Sebenarnya,
saya ini suka berjalan kaki. Berawal saat SMP dulu, saya terbiasa berjalan kaki
dari rumah ke sekolah atau menuju ke tempat les begitupun sebaliknya. Alasannya
untuk berhemat. Maklumlah, uang saku saya nggak
seberapa padahal sebagai remaja keinginan saya banyak. Sementara, orang tua
saya tak selalu mampu mewujudkan keinginan saya membeli ini-itu. Jadilah saya
mengandalkan uang saku untuk membelinya. Pernah juga saya berjalan kaki karena
memang uang saya telanjur habis. Kebiasaan ini terus berlanjut saat saya SMU.
Di
Sukabumi, kota kelahiran saya, berjalan kaki bisa menjadi aktivitas yang
lumayan nyaman. Setidaknya, sebagai pejalan kaki saya masih menemukan trotoar
yang lumayan lebar meskipun di beberapa tempat sudah “dikuasai” pedagang kaki
lima. Alhasil, saya tak perlu berjalan di pinggir jalan hingga tak terlalu
merasa takut tertabrak mobil atau diganggu lalu lalang kendaraan bermotor.
Saat
kuliah, kebiasaan berjalan kaki ini tidak tersalurkan karena memang tak
memungkinkan. Jarak rumah tante, tempat saya menumpang, dan kampus lumayan
jauh. Tidak mungkin saya tempuh dengan berjalan kaki. Tapi, saat saya pindah ke
daerah Dago- Bandung – saya kembali menekuni “hobi” saya . Saat luang,
pagi-pagi saya biasa berjalan kaki ke Dago atas atau sekedar “bertualang”

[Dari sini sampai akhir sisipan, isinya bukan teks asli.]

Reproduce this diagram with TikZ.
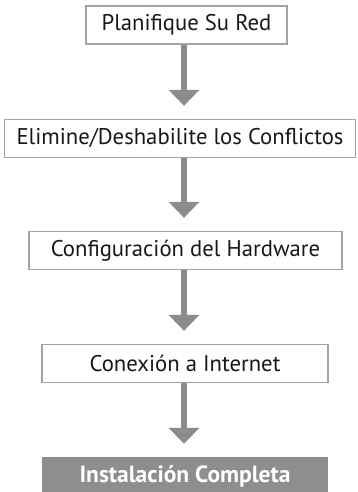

mencari jalan alternatif yang jarang dilalui orang.
Pindah
ke Tangerang untuk bekerja, saya kembali kehilangan kesempatan untuk berjalan
kaki. Sebabnya, situasi memang tak memungkinkan. Saya sih mau-mau saja berjalan
kaki. Tapi berjalan kaki di pinggir jalan Tangerang sangat tidak mengenakkan.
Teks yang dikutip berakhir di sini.